* **Given request**
Your task is to retype the lines between the line with "Output the component" and the line with "const yTicks = [2, 0, -2, -4, -6, -8, -10, -12];", inclusive. Copy no pictures and no other lines.

[Code that draws figures]
......

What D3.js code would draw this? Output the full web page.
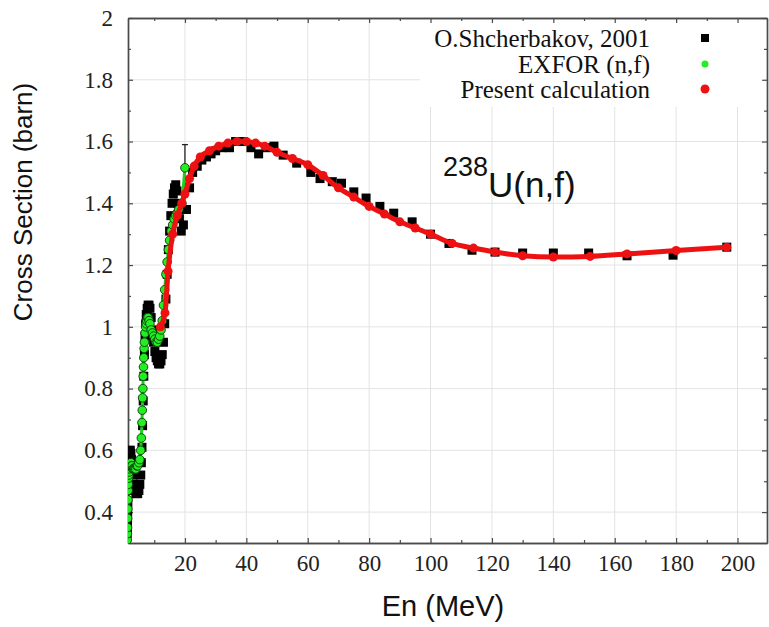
<!DOCTYPE html>
<html>
<head>
<meta charset="utf-8">
<script src="https://cdn.jsdelivr.net/npm/d3@7"></script>
<style>
  html, body { margin: 0; padding: 0; background: #fff; }
  svg { display: block; }
</style>
</head>
<body>
<svg id="chart" width="769" height="627"></svg>
<script>
// ---------------- DATA ----------------
const xMajorTicks = [20, 40, 60, 80, 100, 120, 140, 160, 180, 200];
const xMinorTicks = [10, 30, 50, 70, 90, 110, 130, 150, 170, 190];
const yMajorTicks = [0.4, 0.6, 0.8, 1.0, 1.2, 1.4, 1.6, 1.8, 2.0];
const yMinorTicks = [0.5, 0.7, 0.9, 1.1, 1.3, 1.5, 1.7, 1.9];
const yTickLabels = ["0.4", "0.6", "0.8", "1", "1.2", "1.4", "1.6", "1.8", "2"];

const legendLabels = ["O.Shcherbakov, 2001", "EXFOR (n,f)", "Present calculation"];

// O.Shcherbakov, 2001 (black squares) : energy (MeV), cross section (barn)
const shchE = [1.2,1.25,1.3,1.35,1.4,1.45,1.5,1.55,1.6,1.7,1.8,1.9,2.0,2.2,2.4,2.6,2.8,3.0,3.3,3.6,4.0,4.3,4.6,5.0,5.3,5.6,5.8,6.0,6.2,6.4,6.6,6.8,7.0,7.2,7.4,7.7,8.0,8.3,8.6,9.0,9.4,9.8,10.2,10.6,11.0,11.4,11.8,12.2,12.6,13.0,13.4,13.8,14.2,14.6,15.0,15.4,15.8,16.2,16.6,17.0,17.4,17.8,18.2,18.8,19.5,20.5,21.5,22.5,24,25.5,27,28.5,30,32,34.5,36.5,39,41.5,44,46.5,49,52,56.4,61,64,68,71,75,79,83.5,88,94,100,106,113.5,121,130,140,151.5,164,179,196.5];
const shchXS = [0.33,0.35,0.37,0.40,0.43,0.47,0.51,0.54,0.56,0.58,0.59,0.60,0.60,0.60,0.59,0.57,0.55,0.52,0.49,0.47,0.46,0.46,0.46,0.47,0.49,0.52,0.56,0.61,0.68,0.76,0.84,0.91,0.97,1.01,1.04,1.06,1.07,1.07,1.06,1.03,0.99,0.95,0.92,0.90,0.89,0.88,0.88,0.89,0.91,0.95,1.01,1.09,1.17,1.25,1.31,1.36,1.40,1.43,1.45,1.46,1.44,1.40,1.35,1.31,1.33,1.38,1.45,1.50,1.52,1.54,1.55,1.56,1.57,1.58,1.58,1.60,1.60,1.58,1.56,1.58,1.585,1.556,1.53,1.50,1.48,1.47,1.465,1.437,1.417,1.39,1.368,1.34,1.30,1.27,1.248,1.242,1.239,1.239,1.239,1.23,1.232,1.258];

// EXFOR (n,f) (green dots)
const exforE = [1.2,1.25,1.3,1.35,1.4,1.45,1.5,1.55,1.6,1.7,1.8,1.9,2.0,2.2,2.4,2.6,2.8,3.0,3.3,3.6,4.0,4.3,4.6,5.0,5.3,5.6,5.8,6.0,6.1,6.2,6.3,6.4,6.5,6.6,6.7,6.8,7.0,7.2,7.4,7.6,7.8,8.0,8.3,8.6,9.0,9.4,9.8,10.2,10.6,11.0,11.4,11.8,12.2,12.6,13.0,13.4,13.8,14.2,14.6,15.0,15.5,16.0,16.5,17.0,17.5,18.0,19.0,20.0];
const exforXS = [0.31,0.33,0.35,0.38,0.41,0.44,0.47,0.49,0.51,0.52,0.53,0.54,0.55,0.55,0.56,0.55,0.55,0.54,0.54,0.54,0.54,0.55,0.55,0.56,0.57,0.60,0.64,0.69,0.73,0.77,0.80,0.84,0.87,0.90,0.93,0.95,0.98,1.00,1.01,1.02,1.03,1.03,1.02,1.01,0.99,0.98,0.97,0.96,0.95,0.95,0.96,0.97,0.99,1.02,1.07,1.12,1.17,1.21,1.25,1.28,1.31,1.33,1.35,1.36,1.37,1.38,1.40,1.515];
const exforErrE = [20.0];
const exforErrLo = [1.44];
const exforErrHi = [1.59];

// Present calculation (red)
const calcE = [12,13.5,14.5,16,17.5,19,20,21.5,23,25,28,31,34,37,40,43,46,50,55,60,65,70,75,80,85,90,95,100,107,114,121,130,140,152,164,180,196.5];
const calcXS = [1.00,1.045,1.18,1.30,1.36,1.40,1.43,1.48,1.52,1.55,1.57,1.585,1.595,1.60,1.60,1.595,1.585,1.565,1.545,1.525,1.49,1.45,1.42,1.39,1.365,1.34,1.32,1.30,1.27,1.255,1.242,1.23,1.226,1.228,1.236,1.247,1.258];

// ---------------- DRAW ----------------
const svg = d3.select("#chart");
const x = d3.scaleLinear().domain([1.45, 209.6]).range([128, 767]);
const y = d3.scaleLinear().domain([0.3, 2.0]).range([543, 18]);
const X0 = x.range()[0], X1 = x.range()[1], Y0 = y.range()[0], Y1 = y.range()[1];

const serif = "'Liberation Serif','Times New Roman',serif";
const sans = "'Liberation Sans',Arial,sans-serif";
const axisColor = "#4a4a4a";

// grid
const grid = svg.append("g").attr("stroke", "#e3e3e3").attr("stroke-width", 1);
grid.selectAll("line.v").data(xMajorTicks).join("line")
  .attr("x1", d => x(d)).attr("x2", d => x(d)).attr("y1", Y0).attr("y2", Y1);
grid.selectAll("line.h").data(yMajorTicks.filter(v => v < 2)).join("line")
  .attr("x1", X0).attr("x2", X1).attr("y1", d => y(d)).attr("y2", d => y(d));

// legend background box (covers grid)
svg.append("rect").attr("x", 420).attr("y", Y1 + 1).attr("width", X1 - 421).attr("height", 88).attr("fill", "#fff");

// axes
function styleAxis(g) {
  g.select(".domain").attr("stroke", axisColor).attr("stroke-width", 1.4);
  g.selectAll(".tick line").attr("stroke", axisColor).attr("stroke-width", 1.2);
  g.selectAll("text").attr("fill", "#222").attr("font-family", serif).attr("font-size", 23);
}
const fmtY = d => yTickLabels[yMajorTicks.indexOf(d)] ?? d;

svg.append("g").attr("transform", `translate(0,${Y0})`)
  .call(d3.axisBottom(x).tickValues(xMajorTicks).tickSizeInner(-5).tickSizeOuter(0).tickPadding(12))
  .call(styleAxis);
svg.append("g").attr("transform", `translate(0,${Y0})`)
  .call(d3.axisBottom(x).tickValues(xMinorTicks).tickSizeInner(-3).tickSizeOuter(0).tickFormat(""))
  .call(styleAxis);
svg.append("g").attr("transform", `translate(0,${Y1})`)
  .call(d3.axisTop(x).tickValues(xMajorTicks).tickSizeInner(-5).tickSizeOuter(0).tickFormat(""))
  .call(styleAxis);
svg.append("g").attr("transform", `translate(0,${Y1})`)
  .call(d3.axisTop(x).tickValues(xMinorTicks).tickSizeInner(-3).tickSizeOuter(0).tickFormat(""))
  .call(styleAxis);

svg.append("g").attr("transform", `translate(${X0},0)`)
  .call(d3.axisLeft(y).tickValues(yMajorTicks).tickSizeInner(-5).tickSizeOuter(0).tickPadding(15).tickFormat(fmtY))
  .call(styleAxis);
svg.append("g").attr("transform", `translate(${X0},0)`)
  .call(d3.axisLeft(y).tickValues(yMinorTicks).tickSizeInner(-3).tickSizeOuter(0).tickFormat(""))
  .call(styleAxis);
svg.append("g").attr("transform", `translate(${X1},0)`)
  .call(d3.axisRight(y).tickValues(yMajorTicks).tickSizeInner(-5).tickSizeOuter(0).tickFormat(""))
  .call(styleAxis);
svg.append("g").attr("transform", `translate(${X1},0)`)
  .call(d3.axisRight(y).tickValues(yMinorTicks).tickSizeInner(-3).tickSizeOuter(0).tickFormat(""))
  .call(styleAxis);

// plot area clip
svg.append("clipPath").attr("id", "clip").append("rect")
  .attr("x", X0).attr("y", Y1).attr("width", X1 - X0).attr("height", Y0 - Y1);
const plot = svg.append("g").attr("clip-path", "url(#clip)");

// Shcherbakov squares
const shch = shchE.map((e, i) => ({e, v: shchXS[i]}));
plot.append("g").selectAll("rect").data(shch).join("rect")
  .attr("x", d => x(d.e) - 4.5).attr("y", d => y(d.v) - 4.5)
  .attr("width", 9).attr("height", 9).attr("fill", "#000");

// EXFOR green
const exfor = exforE.map((e, i) => ({e, v: exforXS[i]}));
const errs = exforErrE.map((e, i) => ({e, lo: exforErrLo[i], hi: exforErrHi[i]}));
plot.append("g").selectAll("line").data(errs).join("line")
  .attr("x1", d => x(d.e)).attr("x2", d => x(d.e)).attr("y1", d => y(d.lo)).attr("y2", d => y(d.hi))
  .attr("stroke", "#222").attr("stroke-width", 1.3);
plot.append("g").selectAll("line").data(errs).join("line")
  .attr("x1", d => x(d.e) - 3).attr("x2", d => x(d.e) + 3).attr("y1", d => y(d.hi)).attr("y2", d => y(d.hi))
  .attr("stroke", "#222").attr("stroke-width", 1.3);
plot.append("path").datum(exfor)
  .attr("d", d3.line().x(d => x(d.e)).y(d => y(d.v)))
  .attr("fill", "none").attr("stroke", "#22cc22").attr("stroke-width", 3);
plot.append("g").selectAll("circle").data(exfor).join("circle")
  .attr("cx", d => x(d.e)).attr("cy", d => y(d.v)).attr("r", 4.3)
  .attr("fill", "#22ee22").attr("stroke", "#0a3a0a").attr("stroke-width", 0.9);

// Present calculation red
const calc = calcE.map((e, i) => ({e, v: calcXS[i]}));
plot.append("path").datum(calc)
  .attr("d", d3.line().curve(d3.curveMonotoneX).x(d => x(d.e)).y(d => y(d.v)))
  .attr("fill", "none").attr("stroke", "#ee1111").attr("stroke-width", 5);
plot.append("g").selectAll("circle").data(calc).join("circle")
  .attr("cx", d => x(d.e)).attr("cy", d => y(d.v)).attr("r", 4.5)
  .attr("fill", "#ee1111");

// legend
const legY = [38, 64, 89];
const leg = svg.append("g");
leg.selectAll("text").data(legendLabels).join("text")
  .attr("x", 650).attr("y", (d, i) => legY[i]).attr("dy", "0.35em")
  .attr("text-anchor", "end").attr("font-family", serif).attr("font-size", 25).attr("fill", "#111")
  .text(d => d);
leg.append("rect").attr("x", 701).attr("y", legY[0] - 4).attr("width", 8).attr("height", 8).attr("fill", "#000");
leg.append("circle").attr("cx", 705).attr("cy", legY[1]).attr("r", 3.5).attr("fill", "#22ee22");
leg.append("circle").attr("cx", 705).attr("cy", legY[2]).attr("r", 4.5).attr("fill", "#ee1111");

// annotation
const ann = svg.append("text").attr("x", 443).attr("y", 196)
  .attr("font-family", sans).attr("fill", "#111");
ann.append("tspan").attr("font-size", 27).attr("dy", "-0.75em").text("238");
ann.append("tspan").attr("font-size", 35).attr("dy", "0.6em").text("U(n,f)");

// axis titles
svg.append("text").attr("x", 443).attr("y", 616).attr("text-anchor", "middle")
  .attr("font-family", sans).attr("font-size", 29).attr("fill", "#111").text("En (MeV)");
svg.append("text").attr("transform", "translate(32,202) rotate(-90)").attr("text-anchor", "middle")
  .attr("font-family", sans).attr("font-size", 26).attr("fill", "#111").text("Cross Section (barn)");
</script>
</body>
</html>
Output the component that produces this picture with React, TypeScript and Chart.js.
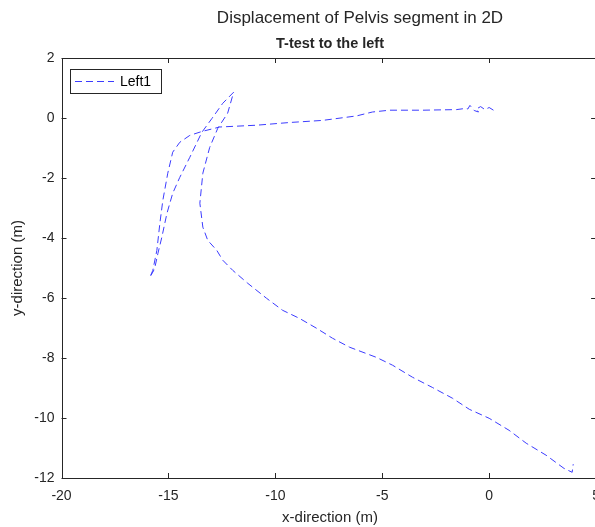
import React, { useEffect, useRef } from "react";
import { Chart, registerables } from "chart.js";

Chart.register(...registerables);

const seriesLabel = "Left1";
const xTicks = [-20, -15, -10, -5, 0, 5];
const yTicks = [2, 0, -2, -4, -6, -8, -10, -12];

const xValues = [
  0.2, 0.0, -0.2, -0.4, -0.6, -0.5, -0.7, -0.9, -1.0, -1.1,
  -1.53, -3.12, -4.66, -5.46, -6.2, -7.79, -9.33, -10.87, -12.6, -13.44,
  -14.0, -14.47, -14.8, -15.03, -15.26, -15.4, -15.54, -15.73, -15.87, -15.7,
  -15.63, -15.49, -15.31, -15.07, -14.8, -14.47, -14.0, -13.44, -12.97, -12.46,
  -11.95, -12.23, -12.69, -13.07, -13.39, -13.53, -13.39, -13.16, -12.74, -12.46,
  -11.99, -11.29, -10.41, -9.66, -8.87, -8.07, -7.33, -6.53, -5.27, -4.52,
  -3.59, -2.66, -1.72, -0.93, 0.0, 0.93, 1.73, 2.66, 3.5, 3.88, 3.93,
];
const yValues = [
  0.26, 0.35, 0.28, 0.38, 0.3, 0.2, 0.25, 0.42, 0.3, 0.32,
  0.28, 0.26, 0.26, 0.2, 0.07, -0.08, -0.15, -0.24, -0.3, -0.45,
  -0.58, -0.81, -1.14, -1.84, -2.74, -3.51, -4.41, -5.08, -5.31, -5.1,
  -4.97, -4.51, -3.98, -3.18, -2.51, -1.98, -1.31, -0.48, -0.02, 0.49,
  0.86, 0.16, -0.34, -0.98, -1.84, -2.84, -3.64, -4.08, -4.41, -4.74,
  -5.08, -5.51, -6.01, -6.41, -6.68, -7.01, -7.34, -7.64, -7.98, -8.24,
  -8.64, -8.98, -9.34, -9.71, -10.01, -10.41, -10.84, -11.24, -11.68, -11.81, -11.54,
];

const FONT = "'Liberation Sans', Arial, Helvetica, sans-serif";
const AXIS_COLOR = "#262626";
const LINE_COLOR = "#3c3cff";
const DASH = [7, 4];

const decorPlugin = {
  id: "matlabDecor",
  afterDraw(chart: any) {
    const ctx = chart.ctx as CanvasRenderingContext2D;
    const a = chart.chartArea;
    const xs = chart.scales.x;
    const ys = chart.scales.y;
    ctx.save();
    ctx.strokeStyle = AXIS_COLOR;
    ctx.lineWidth = 1;
    ctx.setLineDash([]);
    ctx.beginPath();
    ctx.rect(Math.round(a.left) + 0.5, Math.round(a.top) + 0.5, Math.round(a.right - a.left), Math.round(a.bottom - a.top));
    ctx.stroke();
    ctx.beginPath();
    xTicks.forEach((v) => {
      const p = Math.round(xs.getPixelForValue(v)) + 0.5;
      ctx.moveTo(p, a.bottom);
      ctx.lineTo(p, a.bottom - 5);
      ctx.moveTo(p, a.top);
      ctx.lineTo(p, a.top + 5);
    });
    yTicks.forEach((v) => {
      const p = Math.round(ys.getPixelForValue(v)) + 0.5;
      ctx.moveTo(a.left, p);
      ctx.lineTo(a.left + 5, p);
      ctx.moveTo(a.right, p);
      ctx.lineTo(a.right - 5, p);
    });
    ctx.stroke();

    ctx.fillStyle = AXIS_COLOR;
    ctx.textAlign = "center";
    ctx.textBaseline = "middle";
    ctx.font = `17px ${FONT}`;
    ctx.fillText("Displacement of Pelvis segment in 2D", 360, 18);
    ctx.font = `bold 14.5px ${FONT}`;
    ctx.fillText("T-test to the left", 330, 44);
    ctx.font = `15px ${FONT}`;
    ctx.fillText("x-direction (m)", 330, 518);
    ctx.save();
    ctx.translate(18, 268);
    ctx.rotate(-Math.PI / 2);
    ctx.fillText("y-direction (m)", 0, 0);
    ctx.restore();

    const lx = 70, ly = 69, lw = 91, lh = 24;
    ctx.fillStyle = "#ffffff";
    ctx.fillRect(lx, ly, lw, lh);
    ctx.strokeStyle = AXIS_COLOR;
    ctx.strokeRect(lx + 0.5, ly + 0.5, lw, lh);
    ctx.strokeStyle = LINE_COLOR;
    ctx.setLineDash(DASH);
    ctx.beginPath();
    ctx.moveTo(lx + 5, ly + lh / 2 + 0.5);
    ctx.lineTo(lx + 44, ly + lh / 2 + 0.5);
    ctx.stroke();
    ctx.setLineDash([]);
    ctx.fillStyle = "#000000";
    ctx.textAlign = "left";
    ctx.font = `14px ${FONT}`;
    ctx.fillText(seriesLabel, lx + 50, ly + lh / 2 + 1);
    ctx.restore();
  },
};

export default function App() {
  const ref = useRef<HTMLCanvasElement | null>(null);

  useEffect(() => {
    document.body.style.margin = "0";
    const canvas = ref.current;
    if (!canvas) return;
    const points = xValues.map((x, i) => ({ x, y: yValues[i] }));
    const chart = new Chart(canvas, {
      type: "scatter",
      data: {
        datasets: [
          {
            label: seriesLabel,
            data: points,
            showLine: true,
            borderColor: LINE_COLOR,
            borderWidth: 1,
            borderDash: DASH,
            pointRadius: 0,
            tension: 0,
            fill: false,
          },
        ],
      },
      options: {
        responsive: false,
        animation: false,
        devicePixelRatio: 1,
        layout: { padding: { top: 58, right: 13, left: 0, bottom: 0 } },
        plugins: {
          legend: { display: false },
          tooltip: { enabled: false },
          title: { display: false },
        },
        scales: {
          x: {
            type: "linear",
            min: -20,
            max: 5,
            afterBuildTicks: (s: any) => {
              s.ticks = xTicks.map((v) => ({ value: v }));
            },
            afterFit: (s: any) => {
              s.height = 49;
            },
            grid: { display: false, drawTicks: false },
            border: { display: false },
            ticks: {
              autoSkip: false,
              maxRotation: 0,
              padding: 10,
              color: AXIS_COLOR,
              font: { family: FONT, size: 14 },
            },
          },
          y: {
            type: "linear",
            min: -12,
            max: 2,
            afterBuildTicks: (s: any) => {
              s.ticks = yTicks.map((v) => ({ value: v }));
            },
            afterFit: (s: any) => {
              s.width = 61.5;
            },
            grid: { display: false, drawTicks: false },
            border: { display: false },
            ticks: {
              autoSkip: false,
              padding: 7,
              color: AXIS_COLOR,
              font: { family: FONT, size: 14 },
            },
          },
        },
      },
      plugins: [decorPlugin],
    });
    return () => chart.destroy();
  }, []);

  return (
    <div style={{ position: "fixed", left: 0, top: 0, width: 595, height: 527, overflow: "hidden", background: "#fff" }}>
      <canvas ref={ref} width={610} height={527} style={{ width: 610, height: 527, display: "block" }} />
    </div>
  );
}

......

* **Written response**
Output the component that produces this picture with React, TypeScript and Chart.js.
import React, { useEffect, useRef } from "react";
import { Chart, registerables } from "chart.js";

Chart.register(...registerables);

const seriesLabel = "Left1";
const xTicks = [-20, -15, -10, -5, 0, 5];
const yTicks = [2, 0, -2, -4, -6, -8, -10, -12];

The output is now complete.